In Reconstructionist circles, women have been taking an active role in leadership and ritual since the early 1950s, a generation before this became common elsewhere. Continuing in this tradition, women at Kol Emet have the equal opportunity to lead the congregation, participate in all prayer rituals including aliyahs, Torah readings, and minyanim. The Reconstructionist prayer book utilizes language that recognizes the contributions women have made to the spiritual growth of the Jewish people.

Interfaith Members

The non-Jewish partner is recognized as a full member of the congregation, welcomed to participate completely in all social, religious and leadership aspects of Kol Emet. A non-Jewish member can hold any board position, except president and vice president of the synagogue.
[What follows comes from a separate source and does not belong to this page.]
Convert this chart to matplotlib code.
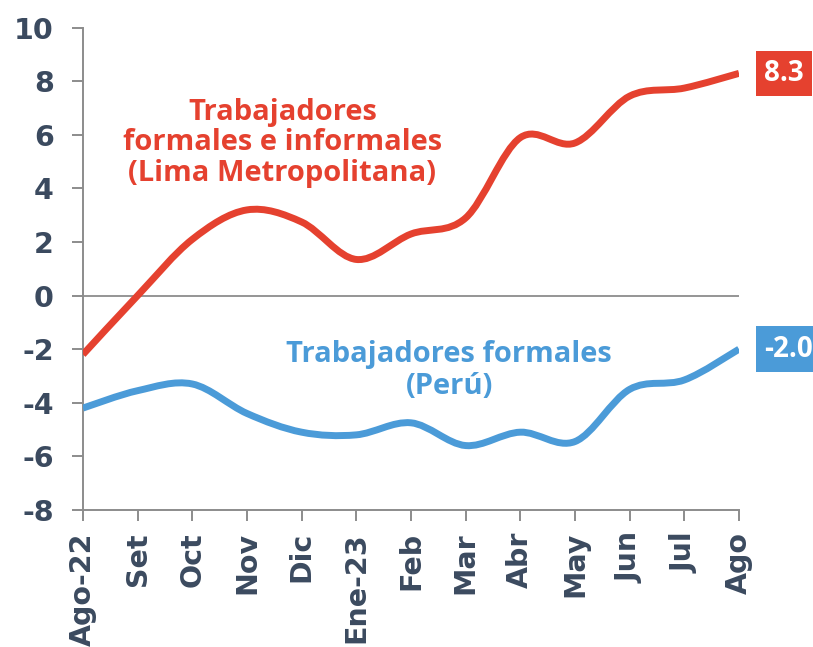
import matplotlib
matplotlib.use("Agg")
import matplotlib.pyplot as plt
import numpy as np
from matplotlib.path import Path
from matplotlib.patches import PathPatch

months = ["Ago-22", "Set", "Oct", "Nov", "Dic", "Ene-23", "Feb", "Mar", "Abr", "May", "Jun", "Jul", "Ago"]
lima_total = [-2.2, 0.0, 2.1, 3.2, 2.75, 1.35, 2.3, 2.9, 5.9, 5.7, 7.45, 7.75, 8.3]
peru_formal = [-4.2, -3.55, -3.3, -4.4, -5.1, -5.2, -4.75, -5.6, -5.1, -5.45, -3.5, -3.15, -2.0]
yticks = [-8, -6, -4, -2, 0, 2, 4, 6, 8, 10]

RED = "#e5412f"
BLUE = "#4b9bd8"
TXT = "#3b4a5f"
GRAY = "#8c8c8c"
FONT = "Open Sans"
TICKFONT = "DejaVu Sans"

fig = plt.figure(figsize=(8.13, 6.47), dpi=100)
ax = fig.add_axes([0.102, 0.212, 0.807, 0.745])


def smooth_path(x, y):
    x = np.asarray(x, float)
    y = np.asarray(y, float)
    n = len(x)
    verts = [(x[0], y[0])]
    codes = [Path.MOVETO]
    t = 1.0 / 6.0
    for i in range(n - 1):
        p0 = (x[max(i - 1, 0)], y[max(i - 1, 0)])
        p1 = (x[i], y[i])
        p2 = (x[i + 1], y[i + 1])
        p3 = (x[min(i + 2, n - 1)], y[min(i + 2, n - 1)])
        c1 = (p1[0] + (p2[0] - p0[0]) * t, p1[1] + (p2[1] - p0[1]) * t)
        c2 = (p2[0] - (p3[0] - p1[0]) * t, p2[1] - (p3[1] - p1[1]) * t)
        verts += [c1, c2, p2]
        codes += [Path.CURVE4] * 3
    return Path(verts, codes)


xs = np.arange(len(months))
for vals, col in [(lima_total, RED), (peru_formal, BLUE)]:
    patch = PathPatch(smooth_path(xs, vals), facecolor="none", edgecolor=col,
                      lw=5.0, capstyle="butt", joinstyle="round", zorder=3)
    ax.add_patch(patch)

ax.axhline(0, color=GRAY, lw=1.3, zorder=1)

ax.set_xlim(0, len(months) - 1)
ax.set_ylim(-8, 10)
ax.set_yticks(yticks)
ax.set_yticklabels([str(v) for v in yticks])
ax.set_xticks(xs)
ax.set_xticklabels(months, rotation=90)

for s in ["top", "right"]:
    ax.spines[s].set_visible(False)
for s in ["left", "bottom"]:
    ax.spines[s].set_color(GRAY)
    ax.spines[s].set_linewidth(1.4)
ax.tick_params(axis="both", color=GRAY, width=1.4, length=8, direction="out")
ax.tick_params(axis="y", pad=13)
ax.tick_params(axis="x", pad=8)
for lab in ax.get_yticklabels():
    lab.set_fontfamily(TICKFONT)
    lab.set_fontweight("bold")
    lab.set_fontsize(20.5)
    lab.set_color(TXT)
for lab in ax.get_xticklabels():
    lab.set_fontfamily(TICKFONT)
    lab.set_fontweight("bold")
    lab.set_fontsize(20.5)
    lab.set_color(TXT)

ax.text(3.65, 5.7, "Trabajadores\nformales e informales\n(Lima Metropolitana)",
        ha="center", va="center", color=RED, fontsize=21, fontweight="bold",
        family=FONT, linespacing=1.08)
ax.text(6.7, -2.8, "Trabajadores formales\n(Perú)", ha="center", va="center",
        color=BLUE, fontsize=21, fontweight="bold", family=FONT, linespacing=1.12)

ax.text(12.46, lima_total[-1], f"{lima_total[-1]:.1f}", ha="left", va="center",
        color="white", fontsize=20, fontweight="bold", family=FONT, clip_on=False,
        bbox=dict(boxstyle="square,pad=0.3", facecolor=RED, edgecolor="none"))
ax.text(12.46, peru_formal[-1], f"{peru_formal[-1]:.1f}", ha="left", va="center",
        color="white", fontsize=20, fontweight="bold", family=FONT, clip_on=False,
        bbox=dict(boxstyle="square,pad=0.3", facecolor=BLUE, edgecolor="none"))

fig.savefig("out.png", dpi=100, facecolor="white")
At Kol Emet, as throughout all Reconstructionism, a child is recognized as Jewish if either the mother or father is Jewish.

Conscious Changes

Today we must live and work with the awareness that we ourselves can and do make changes. From the Reconstructionist perspective, what is constant; in Judaism are the Jewish people and their devotion to the highest ideals of the religious civilization. The Jewish people who share in this devotion should determine in any given era what Judaism would be like. Because of our reverence for our past we must carefully think through how we will reconstruct Judaism in every generation.

Additional Resources

A Found Poem by Julie Asplen

Derived from the text found on the Reconstructing Judaism website (

Constant evolution,
Generation to generation,
Country to country,
Innovation, adaptation,
Deeply traditional
Ongoing relationship with God.
Language, literature, art, history, music, food, land, rituals and beliefs,
Contemporary ways,
Acknowledging identity
Celebrating values, customs, beliefs,
Personally relevant.
Creative Jewish living, learning, leadership
Guides our lives toward holiness, meaning and purpose
Building a more just and compassionate world.
Living that reveals holiness and godliness
In the world,
In moments of everyday,
In discovering life’s meaning.
God is the everyday miracles of our lives,
The power that animates life,
The daily acts of creation,
The highest strivings of the human spirit,
A power that works through us.
Our identity
A feeling of belonging
Ultimate worth and dignity
Of every human being
Celebrated and valued.
Choose a unique path
To answer the ultimate questions of life,
Spiritual, humanistic answers,
Embracing the totality of human knowledge,
Highest levels of intellectual integrity,
In partnership with others
To repair the world
Through actions that reflect fundamental Jewish values.
Tradition has a vote, not a veto.
Freshness and relevance in each new generation of Jews.